Items from a dataset:
○ ○ ○ ○
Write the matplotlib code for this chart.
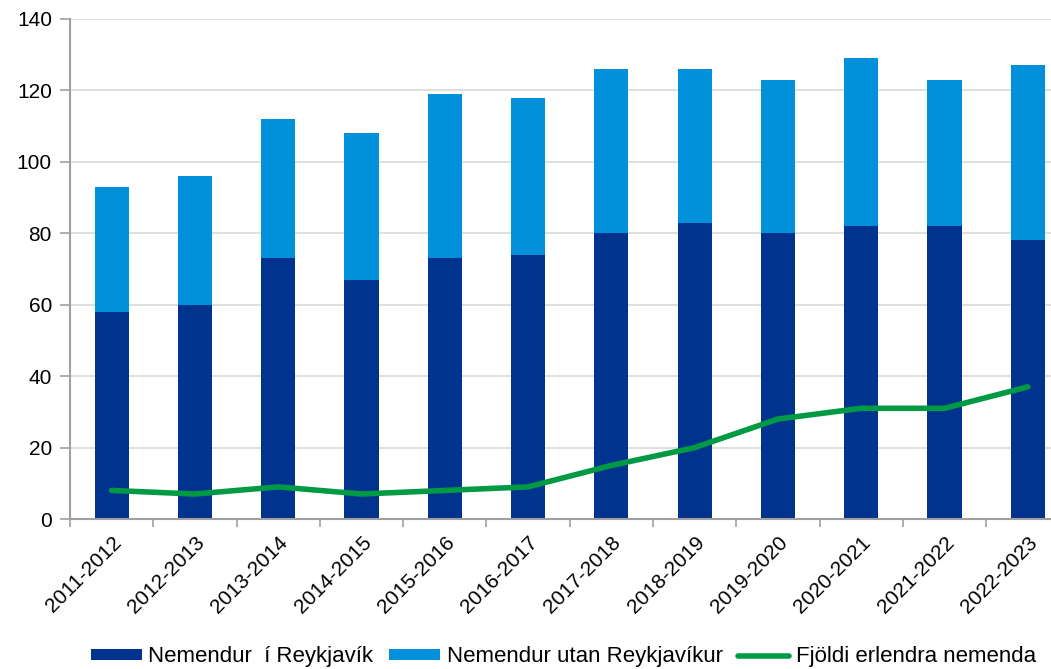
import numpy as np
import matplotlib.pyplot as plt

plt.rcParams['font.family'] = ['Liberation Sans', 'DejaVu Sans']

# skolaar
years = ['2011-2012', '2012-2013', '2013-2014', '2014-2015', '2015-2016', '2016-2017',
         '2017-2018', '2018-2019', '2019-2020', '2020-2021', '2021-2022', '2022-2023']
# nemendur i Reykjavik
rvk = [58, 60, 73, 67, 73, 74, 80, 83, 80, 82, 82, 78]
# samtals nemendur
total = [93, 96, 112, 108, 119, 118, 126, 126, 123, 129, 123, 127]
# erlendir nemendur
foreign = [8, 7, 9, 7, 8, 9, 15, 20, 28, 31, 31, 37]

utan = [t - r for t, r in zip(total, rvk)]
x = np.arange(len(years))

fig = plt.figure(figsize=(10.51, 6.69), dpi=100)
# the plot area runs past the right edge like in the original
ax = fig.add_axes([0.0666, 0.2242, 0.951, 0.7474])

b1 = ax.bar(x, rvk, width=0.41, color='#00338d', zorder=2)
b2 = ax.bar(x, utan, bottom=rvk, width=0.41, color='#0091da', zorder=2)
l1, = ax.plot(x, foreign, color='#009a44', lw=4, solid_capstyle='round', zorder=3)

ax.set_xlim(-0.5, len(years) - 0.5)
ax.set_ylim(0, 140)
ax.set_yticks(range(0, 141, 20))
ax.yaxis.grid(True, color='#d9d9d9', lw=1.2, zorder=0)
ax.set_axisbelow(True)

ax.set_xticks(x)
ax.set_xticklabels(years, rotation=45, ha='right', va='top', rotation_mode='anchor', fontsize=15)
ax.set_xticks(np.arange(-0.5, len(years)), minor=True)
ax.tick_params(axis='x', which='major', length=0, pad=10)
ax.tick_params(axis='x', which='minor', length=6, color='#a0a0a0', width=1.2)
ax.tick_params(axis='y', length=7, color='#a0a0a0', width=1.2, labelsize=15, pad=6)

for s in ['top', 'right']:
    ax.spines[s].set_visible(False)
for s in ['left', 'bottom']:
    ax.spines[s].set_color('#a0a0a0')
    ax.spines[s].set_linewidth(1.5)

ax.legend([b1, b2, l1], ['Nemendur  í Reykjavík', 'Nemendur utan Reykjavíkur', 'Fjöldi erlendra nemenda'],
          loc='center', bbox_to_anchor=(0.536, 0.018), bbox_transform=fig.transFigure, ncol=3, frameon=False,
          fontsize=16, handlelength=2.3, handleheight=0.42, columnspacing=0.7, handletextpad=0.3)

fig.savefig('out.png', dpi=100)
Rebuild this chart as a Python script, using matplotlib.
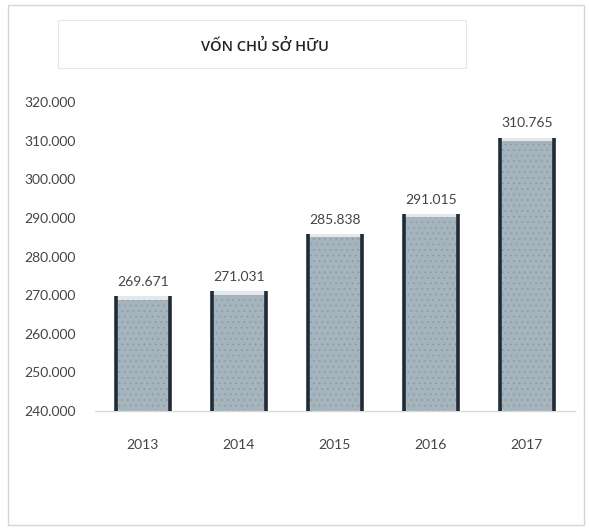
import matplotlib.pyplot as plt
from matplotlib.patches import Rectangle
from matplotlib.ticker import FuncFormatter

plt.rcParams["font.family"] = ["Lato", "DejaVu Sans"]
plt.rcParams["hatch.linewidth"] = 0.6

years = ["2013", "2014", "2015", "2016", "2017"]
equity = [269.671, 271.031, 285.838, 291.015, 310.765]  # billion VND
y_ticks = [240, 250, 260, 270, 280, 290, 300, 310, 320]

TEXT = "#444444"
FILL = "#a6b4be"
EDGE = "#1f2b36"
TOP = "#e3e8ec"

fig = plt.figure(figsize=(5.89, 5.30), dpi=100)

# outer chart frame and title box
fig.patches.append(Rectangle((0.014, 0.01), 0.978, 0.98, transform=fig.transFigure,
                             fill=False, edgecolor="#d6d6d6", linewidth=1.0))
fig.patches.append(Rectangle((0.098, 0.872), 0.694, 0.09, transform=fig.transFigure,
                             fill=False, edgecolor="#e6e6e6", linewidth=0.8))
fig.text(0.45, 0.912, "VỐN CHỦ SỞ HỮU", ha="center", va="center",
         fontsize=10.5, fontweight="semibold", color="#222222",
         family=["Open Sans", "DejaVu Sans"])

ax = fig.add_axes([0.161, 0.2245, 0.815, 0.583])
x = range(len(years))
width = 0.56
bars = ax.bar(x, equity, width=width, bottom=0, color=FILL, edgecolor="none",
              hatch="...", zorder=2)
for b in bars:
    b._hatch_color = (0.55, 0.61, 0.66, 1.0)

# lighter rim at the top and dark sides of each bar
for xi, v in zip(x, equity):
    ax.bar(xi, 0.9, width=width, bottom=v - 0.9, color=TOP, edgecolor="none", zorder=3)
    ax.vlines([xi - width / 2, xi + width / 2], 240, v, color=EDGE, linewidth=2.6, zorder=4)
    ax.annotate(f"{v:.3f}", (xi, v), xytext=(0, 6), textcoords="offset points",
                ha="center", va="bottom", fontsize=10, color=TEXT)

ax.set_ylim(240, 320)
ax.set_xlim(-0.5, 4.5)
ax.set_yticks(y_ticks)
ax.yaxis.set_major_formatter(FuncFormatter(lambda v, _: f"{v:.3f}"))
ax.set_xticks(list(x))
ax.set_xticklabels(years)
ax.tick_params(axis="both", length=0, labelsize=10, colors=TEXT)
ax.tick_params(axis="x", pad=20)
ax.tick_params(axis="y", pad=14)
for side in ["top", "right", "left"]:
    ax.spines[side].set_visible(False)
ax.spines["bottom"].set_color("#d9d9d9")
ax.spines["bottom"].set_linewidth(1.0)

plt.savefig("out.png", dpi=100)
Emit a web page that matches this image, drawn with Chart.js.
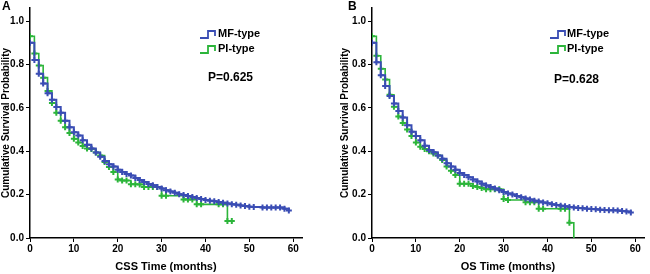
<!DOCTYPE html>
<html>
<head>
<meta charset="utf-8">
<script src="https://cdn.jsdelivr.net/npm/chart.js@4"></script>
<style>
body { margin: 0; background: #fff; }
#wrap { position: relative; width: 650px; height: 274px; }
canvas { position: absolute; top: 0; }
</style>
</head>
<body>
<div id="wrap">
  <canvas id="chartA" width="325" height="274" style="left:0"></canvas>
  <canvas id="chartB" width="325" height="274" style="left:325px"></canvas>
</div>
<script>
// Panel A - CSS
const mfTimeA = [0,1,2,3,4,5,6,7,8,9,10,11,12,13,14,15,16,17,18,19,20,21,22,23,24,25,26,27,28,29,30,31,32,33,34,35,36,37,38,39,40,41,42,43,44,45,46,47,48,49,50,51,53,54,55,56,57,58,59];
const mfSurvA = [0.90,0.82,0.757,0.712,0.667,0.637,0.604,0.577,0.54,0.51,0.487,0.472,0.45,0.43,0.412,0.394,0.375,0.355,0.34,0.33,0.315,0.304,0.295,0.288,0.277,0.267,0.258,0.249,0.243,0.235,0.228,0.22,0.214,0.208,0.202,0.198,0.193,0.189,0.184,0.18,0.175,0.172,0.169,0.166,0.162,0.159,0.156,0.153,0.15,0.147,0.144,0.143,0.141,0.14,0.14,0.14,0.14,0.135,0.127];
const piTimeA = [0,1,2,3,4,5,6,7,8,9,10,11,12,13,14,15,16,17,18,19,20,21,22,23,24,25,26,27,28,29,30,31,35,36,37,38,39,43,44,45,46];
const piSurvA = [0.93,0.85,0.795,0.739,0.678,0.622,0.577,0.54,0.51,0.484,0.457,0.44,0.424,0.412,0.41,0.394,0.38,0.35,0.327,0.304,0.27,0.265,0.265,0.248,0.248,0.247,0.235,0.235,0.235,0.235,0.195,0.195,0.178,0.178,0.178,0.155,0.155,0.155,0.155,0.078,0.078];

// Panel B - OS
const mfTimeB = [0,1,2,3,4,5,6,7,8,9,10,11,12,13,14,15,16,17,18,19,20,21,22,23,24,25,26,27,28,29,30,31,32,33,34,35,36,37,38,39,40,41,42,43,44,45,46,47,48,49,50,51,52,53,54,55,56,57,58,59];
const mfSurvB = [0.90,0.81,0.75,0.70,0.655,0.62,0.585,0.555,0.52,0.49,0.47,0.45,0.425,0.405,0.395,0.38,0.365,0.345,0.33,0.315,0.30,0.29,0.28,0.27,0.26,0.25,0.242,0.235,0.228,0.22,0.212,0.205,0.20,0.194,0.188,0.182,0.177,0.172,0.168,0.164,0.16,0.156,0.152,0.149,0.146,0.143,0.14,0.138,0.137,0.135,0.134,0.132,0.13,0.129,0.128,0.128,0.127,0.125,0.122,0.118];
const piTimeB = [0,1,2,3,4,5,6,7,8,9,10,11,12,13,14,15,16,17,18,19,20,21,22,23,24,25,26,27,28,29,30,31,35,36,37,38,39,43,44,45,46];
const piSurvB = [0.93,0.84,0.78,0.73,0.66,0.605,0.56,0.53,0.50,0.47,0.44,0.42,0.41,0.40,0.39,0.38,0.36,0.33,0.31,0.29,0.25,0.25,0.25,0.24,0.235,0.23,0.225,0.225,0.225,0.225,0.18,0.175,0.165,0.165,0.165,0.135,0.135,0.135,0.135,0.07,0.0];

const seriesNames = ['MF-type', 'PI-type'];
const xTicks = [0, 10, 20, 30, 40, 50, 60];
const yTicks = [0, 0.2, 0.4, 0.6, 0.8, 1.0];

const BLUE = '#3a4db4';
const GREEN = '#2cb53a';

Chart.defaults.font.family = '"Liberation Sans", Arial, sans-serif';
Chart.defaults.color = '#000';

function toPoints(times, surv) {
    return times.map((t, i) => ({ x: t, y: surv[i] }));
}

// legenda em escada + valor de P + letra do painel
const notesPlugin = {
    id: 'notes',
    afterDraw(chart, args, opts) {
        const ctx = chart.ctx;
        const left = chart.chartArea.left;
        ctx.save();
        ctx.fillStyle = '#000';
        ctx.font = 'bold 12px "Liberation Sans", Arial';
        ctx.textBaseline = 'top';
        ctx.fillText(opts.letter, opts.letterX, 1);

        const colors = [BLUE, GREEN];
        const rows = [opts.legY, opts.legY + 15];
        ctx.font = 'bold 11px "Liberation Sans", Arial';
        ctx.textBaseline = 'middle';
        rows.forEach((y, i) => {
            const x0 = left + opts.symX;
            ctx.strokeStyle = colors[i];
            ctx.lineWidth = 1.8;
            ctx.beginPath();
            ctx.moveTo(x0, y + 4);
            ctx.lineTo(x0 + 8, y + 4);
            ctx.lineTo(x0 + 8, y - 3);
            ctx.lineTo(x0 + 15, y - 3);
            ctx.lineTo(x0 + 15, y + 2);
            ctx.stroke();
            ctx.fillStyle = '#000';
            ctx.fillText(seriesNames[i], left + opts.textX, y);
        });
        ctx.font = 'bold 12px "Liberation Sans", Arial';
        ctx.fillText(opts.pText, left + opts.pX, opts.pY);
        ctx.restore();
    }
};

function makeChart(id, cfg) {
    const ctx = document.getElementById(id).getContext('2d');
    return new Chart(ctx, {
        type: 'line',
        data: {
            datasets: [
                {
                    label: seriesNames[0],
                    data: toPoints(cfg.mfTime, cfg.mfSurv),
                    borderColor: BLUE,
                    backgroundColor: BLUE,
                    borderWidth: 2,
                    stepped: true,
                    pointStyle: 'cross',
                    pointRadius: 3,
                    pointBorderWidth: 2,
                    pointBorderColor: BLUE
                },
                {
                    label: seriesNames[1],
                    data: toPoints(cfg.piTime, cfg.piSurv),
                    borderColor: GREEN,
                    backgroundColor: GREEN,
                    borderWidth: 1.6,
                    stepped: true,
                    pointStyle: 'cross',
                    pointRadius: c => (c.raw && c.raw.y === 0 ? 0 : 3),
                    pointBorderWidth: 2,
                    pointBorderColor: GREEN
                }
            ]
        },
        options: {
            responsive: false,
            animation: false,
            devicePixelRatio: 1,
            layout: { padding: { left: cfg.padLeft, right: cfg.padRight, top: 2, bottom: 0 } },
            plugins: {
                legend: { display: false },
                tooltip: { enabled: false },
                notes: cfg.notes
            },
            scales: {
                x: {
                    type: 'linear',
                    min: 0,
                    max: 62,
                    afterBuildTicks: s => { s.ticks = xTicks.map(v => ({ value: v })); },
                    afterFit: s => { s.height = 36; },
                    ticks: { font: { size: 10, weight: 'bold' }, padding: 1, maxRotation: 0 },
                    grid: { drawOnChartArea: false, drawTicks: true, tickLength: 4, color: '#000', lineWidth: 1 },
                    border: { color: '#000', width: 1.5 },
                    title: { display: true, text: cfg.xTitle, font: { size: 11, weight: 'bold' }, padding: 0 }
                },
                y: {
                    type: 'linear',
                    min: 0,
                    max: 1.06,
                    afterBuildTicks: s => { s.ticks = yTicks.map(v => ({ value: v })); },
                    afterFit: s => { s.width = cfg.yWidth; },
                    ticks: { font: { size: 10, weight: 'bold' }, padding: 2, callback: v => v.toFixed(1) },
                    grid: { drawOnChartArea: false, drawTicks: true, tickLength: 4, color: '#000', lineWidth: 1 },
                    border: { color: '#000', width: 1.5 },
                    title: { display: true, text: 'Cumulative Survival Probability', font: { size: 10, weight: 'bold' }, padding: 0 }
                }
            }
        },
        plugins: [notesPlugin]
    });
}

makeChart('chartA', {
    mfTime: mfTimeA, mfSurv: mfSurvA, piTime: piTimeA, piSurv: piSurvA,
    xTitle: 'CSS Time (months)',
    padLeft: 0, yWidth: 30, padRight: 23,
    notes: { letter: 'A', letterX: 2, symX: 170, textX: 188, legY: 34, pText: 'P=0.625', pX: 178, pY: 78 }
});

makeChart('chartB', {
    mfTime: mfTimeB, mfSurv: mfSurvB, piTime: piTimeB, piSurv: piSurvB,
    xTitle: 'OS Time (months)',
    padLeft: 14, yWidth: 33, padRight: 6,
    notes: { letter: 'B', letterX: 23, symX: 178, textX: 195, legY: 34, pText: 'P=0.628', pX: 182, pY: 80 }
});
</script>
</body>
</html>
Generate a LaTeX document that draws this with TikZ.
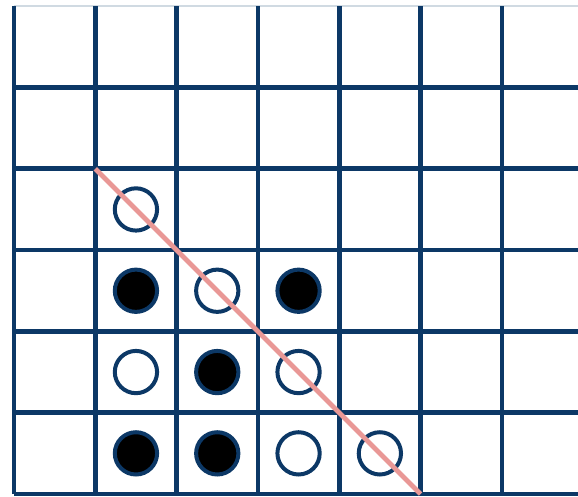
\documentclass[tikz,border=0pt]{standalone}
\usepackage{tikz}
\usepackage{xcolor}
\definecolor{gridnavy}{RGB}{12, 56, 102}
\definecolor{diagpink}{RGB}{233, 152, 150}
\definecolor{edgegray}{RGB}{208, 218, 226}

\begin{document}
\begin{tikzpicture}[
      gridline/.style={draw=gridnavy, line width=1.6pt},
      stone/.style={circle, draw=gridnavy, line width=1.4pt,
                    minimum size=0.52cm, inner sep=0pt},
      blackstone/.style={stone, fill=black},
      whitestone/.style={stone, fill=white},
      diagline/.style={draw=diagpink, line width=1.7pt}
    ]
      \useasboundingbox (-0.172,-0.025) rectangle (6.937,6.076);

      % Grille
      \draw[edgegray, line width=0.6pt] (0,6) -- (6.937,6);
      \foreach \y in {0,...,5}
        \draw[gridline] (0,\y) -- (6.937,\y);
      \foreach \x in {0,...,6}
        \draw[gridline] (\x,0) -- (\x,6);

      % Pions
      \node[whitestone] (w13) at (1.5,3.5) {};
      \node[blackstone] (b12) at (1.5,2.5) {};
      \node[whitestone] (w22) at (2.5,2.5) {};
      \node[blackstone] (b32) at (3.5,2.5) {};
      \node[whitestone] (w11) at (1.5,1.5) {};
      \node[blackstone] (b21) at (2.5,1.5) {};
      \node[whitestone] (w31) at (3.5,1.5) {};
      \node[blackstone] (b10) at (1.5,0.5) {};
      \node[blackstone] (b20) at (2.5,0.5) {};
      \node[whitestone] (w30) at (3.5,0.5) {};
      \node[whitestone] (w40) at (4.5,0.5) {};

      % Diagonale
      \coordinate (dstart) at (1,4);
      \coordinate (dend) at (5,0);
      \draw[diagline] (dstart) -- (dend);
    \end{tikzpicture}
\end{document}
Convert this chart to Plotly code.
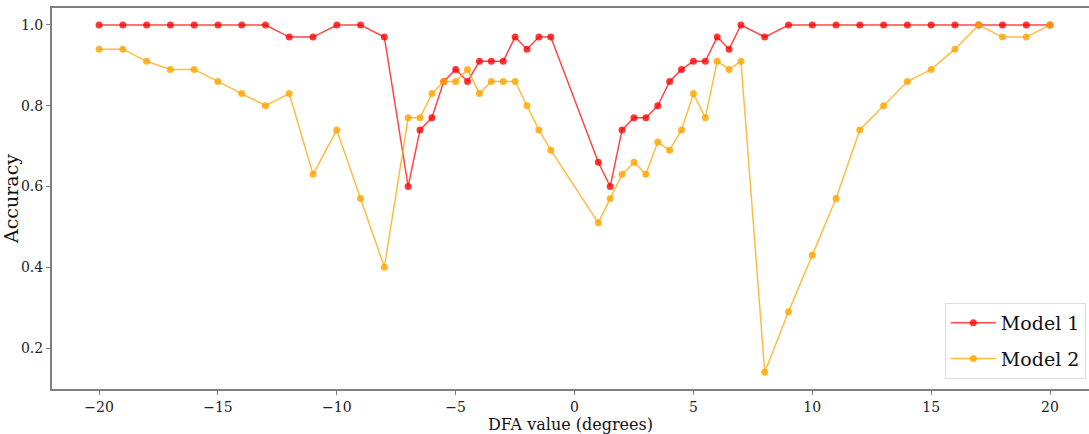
○ ○ ○ ○
**Task to complete**.
In the records above, find the line containing "plt.rcParams['font.family'] = ['Liberation" and output every line from the first through that one, exactly, omitting pictures.

**Expected answer**.
Write the matplotlib code for this chart.
import numpy as np
import matplotlib.pyplot as plt

plt.rcParams['font.family'] = ['Liberation Sans', 'DejaVu Sans']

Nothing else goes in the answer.